» Your objective
Write out the full listing exactly as given, minus the images.

» Data section
■ ■ ■ ■ ■ ■ ■
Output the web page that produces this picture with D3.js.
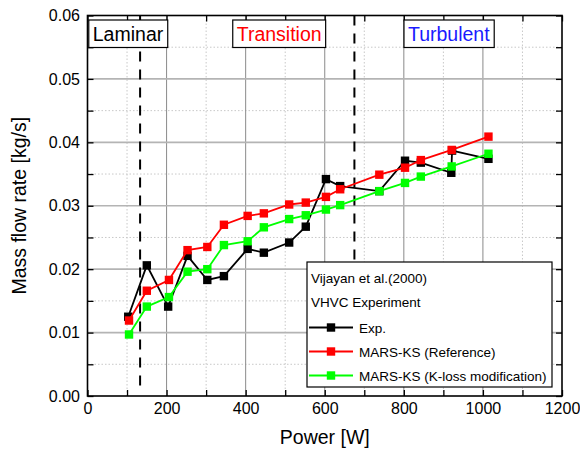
<!DOCTYPE html>
<html><head><meta charset="utf-8">
<script src="https://cdn.jsdelivr.net/npm/d3@7"></script>
<style>body{margin:0;background:#fff}svg{display:block;font-family:"Liberation Sans",Arial,sans-serif}</style>
</head><body><svg id="c" width="580" height="455"></svg>
<script>
const expPower = [103,150,204,253,303,345,405,446,510,552,603,639,738,803,843,920,922,1014];
const expFlow  = [0.0125,0.0206,0.0141,0.0221,0.0183,0.0189,0.0232,0.0226,0.0242,0.0267,0.0342,0.0331,0.0323,0.0371,0.0368,0.0352,0.0387,0.0374];
const refPower = [105,150,206,253,303,345,405,446,510,552,603,639,738,803,843,921,1014];
const refFlow  = [0.0119,0.0166,0.0183,0.0230,0.0235,0.0270,0.0284,0.0288,0.0302,0.0305,0.0314,0.0326,0.0349,0.0360,0.0372,0.0388,0.0409];
const kPower   = [105,150,206,253,303,345,405,446,510,552,603,639,738,803,843,921,1014];
const kFlow    = [0.0097,0.0141,0.0156,0.0196,0.0200,0.0238,0.0244,0.0266,0.0279,0.0285,0.0294,0.0301,0.0323,0.0336,0.0346,0.0362,0.0382];
const xTicks = [0,200,400,600,800,1000,1200];
const yTicks = [0,0.01,0.02,0.03,0.04,0.05,0.06];
const regimeBounds = [133,675];
const regimeLabels = ["Laminar","Transition","Turbulent"];
const seriesNames = ["Exp.","MARS-KS (Reference)","MARS-KS (K-loss modification)"];
const legendTitle = ["Vijayan et al.(2000)","VHVC Experiment"];

const svg = d3.select("#c");
const X0=87.5, X1=562, Y0=396, Y1=15.5;
const x = d3.scaleLinear().domain([0,1200]).range([X0,X1]);
const y = d3.scaleLinear().domain([0,0.06]).range([Y0,Y1]);

// minor grid
const g = svg.append("g");
d3.range(100,1200,200).forEach(v=>g.append("line").attr("x1",x(v)).attr("x2",x(v)).attr("y1",Y0).attr("y2",Y1).attr("stroke","#c8c8c8").attr("stroke-dasharray","1.5,2"));
d3.range(0.005,0.06,0.01).forEach(v=>g.append("line").attr("x1",X0).attr("x2",X1).attr("y1",y(v)).attr("y2",y(v)).attr("stroke","#c8c8c8").attr("stroke-dasharray","1.5,2"));
// major grid
xTicks.slice(1,-1).forEach(v=>g.append("line").attr("x1",x(v)).attr("x2",x(v)).attr("y1",Y0).attr("y2",Y1).attr("stroke","#8a8a8a").attr("stroke-width",1));
yTicks.slice(1,-1).forEach(v=>g.append("line").attr("x1",X0).attr("x2",X1).attr("y1",y(v)).attr("y2",y(v)).attr("stroke","#b4b4b4").attr("stroke-width",1.6));

// axes
const fmt = d3.format(".2f");
const yMinor = d3.range(0,13).map(i=>+(i*0.005).toFixed(3));
const xb = d3.axisBottom(x).tickValues(d3.range(0,1201,100)).tickSize(-6).tickFormat(d=>xTicks.includes(d)?d:"").tickPadding(7);
const yl = d3.axisLeft(y).tickValues(yMinor).tickSize(-6).tickFormat(d=>yTicks.some(t=>Math.abs(t-d)<1e-9)?fmt(d):"").tickPadding(7.5);
const xt = d3.axisTop(x).tickValues(d3.range(0,1201,100)).tickSize(-6).tickFormat("");
const yr = d3.axisRight(y).tickValues(yMinor).tickSize(-6).tickFormat("");
function style(sel){sel.select(".domain").remove();sel.selectAll("line").attr("stroke","#000").attr("stroke-width",1.3);sel.selectAll("text").attr("font-size",16).attr("fill","#000").attr("font-family","Liberation Sans, Arial, sans-serif");}
svg.append("g").attr("transform",`translate(0,${Y0})`).call(xb).call(style);
svg.append("g").attr("transform",`translate(${X0},0)`).call(yl).call(style);
svg.append("g").attr("transform",`translate(0,${Y1})`).call(xt).call(style);
svg.append("g").attr("transform",`translate(${X1},0)`).call(yr).call(style);
svg.append("rect").attr("x",X0).attr("y",Y1).attr("width",X1-X0).attr("height",Y0-Y1).attr("fill","none").attr("stroke","#000").attr("stroke-width",1.6);

// regime dashed lines
regimeBounds.forEach(v=>svg.append("line").attr("x1",x(v)).attr("x2",x(v)).attr("y1",Y1).attr("y2",y(0.0014)).attr("stroke","#000").attr("stroke-width",2).attr("stroke-dasharray","10,8"));

// regime label boxes
const regimeCenters=[128, 279.2, 448.8];
const regimeColors=["#000","#ff0000","#1a1aff"];
regimeLabels.forEach((t,i)=>{
  const grp = svg.append("g");
  const r = grp.append("rect");
  const tx = grp.append("text").attr("x",regimeCenters[i]).attr("y",41).attr("text-anchor","middle").attr("font-size",19.5).attr("fill",regimeColors[i]).text(t);
  const bb = tx.node().getBBox();
  r.attr("x",bb.x-4).attr("y",20).attr("width",bb.width+8).attr("height",27.5).attr("fill","#fff").attr("stroke","#000").attr("stroke-width",1.2);
});

// series
const series=[{px:expPower,py:expFlow,c:"#000000"},{px:refPower,py:refFlow,c:"#ff0000"},{px:kPower,py:kFlow,c:"#00ff00"}];
const line=d3.line();
series.forEach(s=>{
  const pts=s.px.map((p,i)=>[x(p),y(s.py[i])]);
  svg.append("path").attr("d",line(pts)).attr("fill","none").attr("stroke",s.c).attr("stroke-width",1.8);
  svg.append("g").selectAll("rect").data(pts).join("rect").attr("x",d=>d[0]-4.2).attr("y",d=>d[1]-4.2).attr("width",8.4).attr("height",8.4).attr("fill",s.c);
});

// legend
const L=svg.append("g");
L.append("rect").attr("x",307).attr("y",262).attr("width",245).attr("height",125).attr("fill","#fff").attr("stroke","#000").attr("stroke-width",1.2);
legendTitle.forEach((t,i)=>L.append("text").attr("x",311).attr("y",283+i*24.3).attr("font-size",13.5).text(t));
seriesNames.forEach((t,i)=>{
  const yy=327.5+i*24;
  L.append("line").attr("x1",309).attr("x2",353).attr("y1",yy).attr("y2",yy).attr("stroke",series[i].c).attr("stroke-width",1.8);
  L.append("rect").attr("x",331-4.2).attr("y",yy-4.2).attr("width",8.4).attr("height",8.4).attr("fill",series[i].c);
  L.append("text").attr("x",359).attr("y",yy+5).attr("font-size",13.5).text(t);
});

// axis titles
svg.append("text").attr("x",(X0+X1)/2).attr("y",444).attr("text-anchor","middle").attr("font-size",19.5).text("Power [W]");
svg.append("text").attr("transform",`translate(26,${(Y0+Y1)/2}) rotate(-90)`).attr("text-anchor","middle").attr("font-size",19.5).text("Mass flow rate [kg/s]");
</script></body></html>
■ ■ ■ ■ ■ ■ ■
» Response to this task
Output the web page that produces this picture with D3.js.
<!DOCTYPE html>
<html><head><meta charset="utf-8">
<script src="https://cdn.jsdelivr.net/npm/d3@7"></script>
<style>body{margin:0;background:#fff}svg{display:block;font-family:"Liberation Sans",Arial,sans-serif}</style>
</head><body><svg id="c" width="580" height="455"></svg>
<script>
const expPower = [103,150,204,253,303,345,405,446,510,552,603,639,738,803,843,920,922,1014];
const expFlow  = [0.0125,0.0206,0.0141,0.0221,0.0183,0.0189,0.0232,0.0226,0.0242,0.0267,0.0342,0.0331,0.0323,0.0371,0.0368,0.0352,0.0387,0.0374];
const refPower = [105,150,206,253,303,345,405,446,510,552,603,639,738,803,843,921,1014];
const refFlow  = [0.0119,0.0166,0.0183,0.0230,0.0235,0.0270,0.0284,0.0288,0.0302,0.0305,0.0314,0.0326,0.0349,0.0360,0.0372,0.0388,0.0409];
const kPower   = [105,150,206,253,303,345,405,446,510,552,603,639,738,803,843,921,1014];
const kFlow    = [0.0097,0.0141,0.0156,0.0196,0.0200,0.0238,0.0244,0.0266,0.0279,0.0285,0.0294,0.0301,0.0323,0.0336,0.0346,0.0362,0.0382];
const xTicks = [0,200,400,600,800,1000,1200];
const yTicks = [0,0.01,0.02,0.03,0.04,0.05,0.06];
const regimeBounds = [133,675];
const regimeLabels = ["Laminar","Transition","Turbulent"];
const seriesNames = ["Exp.","MARS-KS (Reference)","MARS-KS (K-loss modification)"];
const legendTitle = ["Vijayan et al.(2000)","VHVC Experiment"];

const svg = d3.select("#c");
const X0=87.5, X1=562, Y0=396, Y1=15.5;
const x = d3.scaleLinear().domain([0,1200]).range([X0,X1]);
const y = d3.scaleLinear().domain([0,0.06]).range([Y0,Y1]);

// minor grid
const g = svg.append("g");
d3.range(100,1200,200).forEach(v=>g.append("line").attr("x1",x(v)).attr("x2",x(v)).attr("y1",Y0).attr("y2",Y1).attr("stroke","#c8c8c8").attr("stroke-dasharray","1.5,2"));
d3.range(0.005,0.06,0.01).forEach(v=>g.append("line").attr("x1",X0).attr("x2",X1).attr("y1",y(v)).attr("y2",y(v)).attr("stroke","#c8c8c8").attr("stroke-dasharray","1.5,2"));
// major grid
xTicks.slice(1,-1).forEach(v=>g.append("line").attr("x1",x(v)).attr("x2",x(v)).attr("y1",Y0).attr("y2",Y1).attr("stroke","#8a8a8a").attr("stroke-width",1));
yTicks.slice(1,-1).forEach(v=>g.append("line").attr("x1",X0).attr("x2",X1).attr("y1",y(v)).attr("y2",y(v)).attr("stroke","#b4b4b4").attr("stroke-width",1.6));

// axes
const fmt = d3.format(".2f");
const yMinor = d3.range(0,13).map(i=>+(i*0.005).toFixed(3));
const xb = d3.axisBottom(x).tickValues(d3.range(0,1201,100)).tickSize(-6).tickFormat(d=>xTicks.includes(d)?d:"").tickPadding(7);
const yl = d3.axisLeft(y).tickValues(yMinor).tickSize(-6).tickFormat(d=>yTicks.some(t=>Math.abs(t-d)<1e-9)?fmt(d):"").tickPadding(7.5);
const xt = d3.axisTop(x).tickValues(d3.range(0,1201,100)).tickSize(-6).tickFormat("");
const yr = d3.axisRight(y).tickValues(yMinor).tickSize(-6).tickFormat("");
function style(sel){sel.select(".domain").remove();sel.selectAll("line").attr("stroke","#000").attr("stroke-width",1.3);sel.selectAll("text").attr("font-size",16).attr("fill","#000").attr("font-family","Liberation Sans, Arial, sans-serif");}
svg.append("g").attr("transform",`translate(0,${Y0})`).call(xb).call(style);
svg.append("g").attr("transform",`translate(${X0},0)`).call(yl).call(style);
svg.append("g").attr("transform",`translate(0,${Y1})`).call(xt).call(style);
svg.append("g").attr("transform",`translate(${X1},0)`).call(yr).call(style);
svg.append("rect").attr("x",X0).attr("y",Y1).attr("width",X1-X0).attr("height",Y0-Y1).attr("fill","none").attr("stroke","#000").attr("stroke-width",1.6);

// regime dashed lines
regimeBounds.forEach(v=>svg.append("line").attr("x1",x(v)).attr("x2",x(v)).attr("y1",Y1).attr("y2",y(0.0014)).attr("stroke","#000").attr("stroke-width",2).attr("stroke-dasharray","10,8"));

// regime label boxes
const regimeCenters=[128, 279.2, 448.8];
const regimeColors=["#000","#ff0000","#1a1aff"];
regimeLabels.forEach((t,i)=>{
  const grp = svg.append("g");
  const r = grp.append("rect");
  const tx = grp.append("text").attr("x",regimeCenters[i]).attr("y",41).attr("text-anchor","middle").attr("font-size",19.5).attr("fill",regimeColors[i]).text(t);
  const bb = tx.node().getBBox();
  r.attr("x",bb.x-4).attr("y",20).attr("width",bb.width+8).attr("height",27.5).attr("fill","#fff").attr("stroke","#000").attr("stroke-width",1.2);
});

// series
const series=[{px:expPower,py:expFlow,c:"#000000"},{px:refPower,py:refFlow,c:"#ff0000"},{px:kPower,py:kFlow,c:"#00ff00"}];
const line=d3.line();
series.forEach(s=>{
  const pts=s.px.map((p,i)=>[x(p),y(s.py[i])]);
  svg.append("path").attr("d",line(pts)).attr("fill","none").attr("stroke",s.c).attr("stroke-width",1.8);
  svg.append("g").selectAll("rect").data(pts).join("rect").attr("x",d=>d[0]-4.2).attr("y",d=>d[1]-4.2).attr("width",8.4).attr("height",8.4).attr("fill",s.c);
});

// legend
const L=svg.append("g");
L.append("rect").attr("x",307).attr("y",262).attr("width",245).attr("height",125).attr("fill","#fff").attr("stroke","#000").attr("stroke-width",1.2);
legendTitle.forEach((t,i)=>L.append("text").attr("x",311).attr("y",283+i*24.3).attr("font-size",13.5).text(t));
seriesNames.forEach((t,i)=>{
  const yy=327.5+i*24;
  L.append("line").attr("x1",309).attr("x2",353).attr("y1",yy).attr("y2",yy).attr("stroke",series[i].c).attr("stroke-width",1.8);
  L.append("rect").attr("x",331-4.2).attr("y",yy-4.2).attr("width",8.4).attr("height",8.4).attr("fill",series[i].c);
  L.append("text").attr("x",359).attr("y",yy+5).attr("font-size",13.5).text(t);
});

// axis titles
svg.append("text").attr("x",(X0+X1)/2).attr("y",444).attr("text-anchor","middle").attr("font-size",19.5).text("Power [W]");
svg.append("text").attr("transform",`translate(26,${(Y0+Y1)/2}) rotate(-90)`).attr("text-anchor","middle").attr("font-size",19.5).text("Mass flow rate [kg/s]");
</script></body></html>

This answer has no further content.